With the known demand and expected rise in production levels at the Studley Park Quarry, the Management of the Studley Park Enterprise Limited (SPEL) is exploring options for the barging of aggregate to Southwest Tobago for infrastructural projects including the Magdalena Breakwater and Airport runway reconstruction; to Trinidad and other export markets.
Two options may involve the construction/rehabilitation of a jetty facility at sites identified in the Barbados Bay area, Studley Park. The third option, utilizing the inland route to the Scarborough Port provides an unattractive immediate solution; it will prove costly and exacerbate congestion levels. Consequently, the Management is acutely aware of the need to establish a dedicated facility to ‘Load Out’ the considerable production in response to the demand requirements.

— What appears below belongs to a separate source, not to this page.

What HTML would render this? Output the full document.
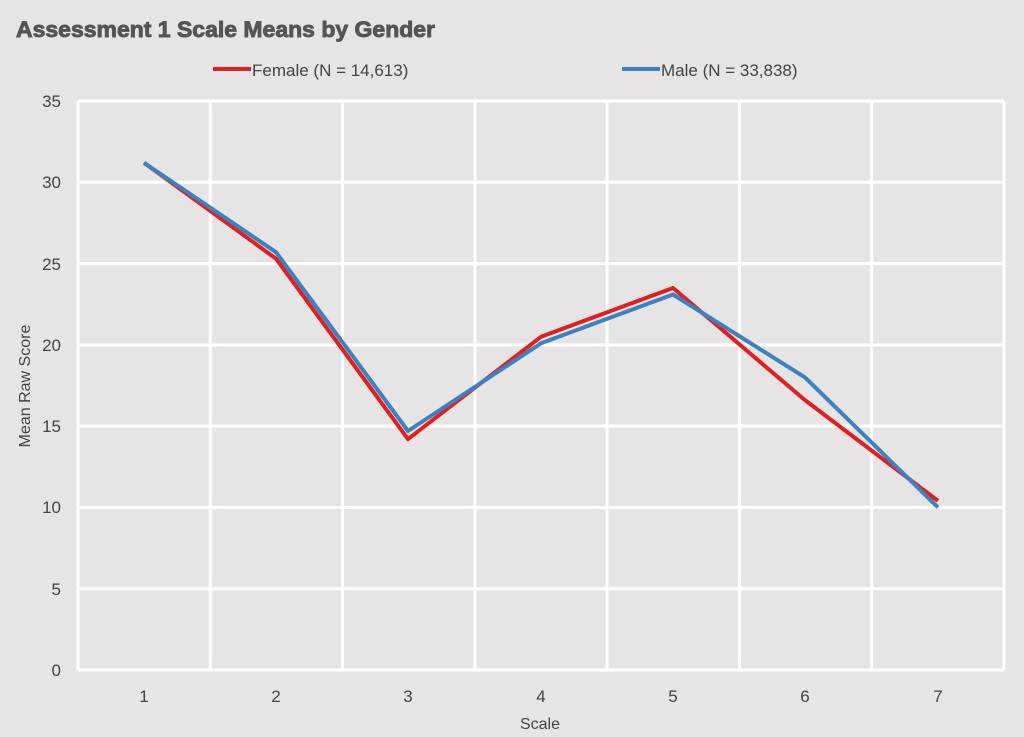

Already, marine and terrestrial surveys in Barbados Bay have been conducted to obtain relevant scientific data, while an initial stakeholders meeting was held in August to obtain the views of immediate users of the area. Further to this, a team comprising the Management of SPEL, Director of the Coastal Protection Unit of the Ministry of Works and Transport (MOWT) and Engineers of the National Infrastructure Development Company Limited (NIDCO) visited Barbados Bay last week to advance the data collection process and to assess the feasibility of the two proposed locations; i.e. the abandoned jetty facility and an area in vicinity of Fort Granby.
Conceptual designs of the two locations at Barbados Bay are to be produced within four weeks. Among other requirements, the concepts are to consider wave and wind data, structural integrity of platforms, compiled beach profiling data, sociocultural and environmental viability, economics and functionality for stakeholders in the area.
Further, a wider scaled stakeholders meeting would take place subsequently at which the designs would be presented.
The public would be apprised of the developments as they occur.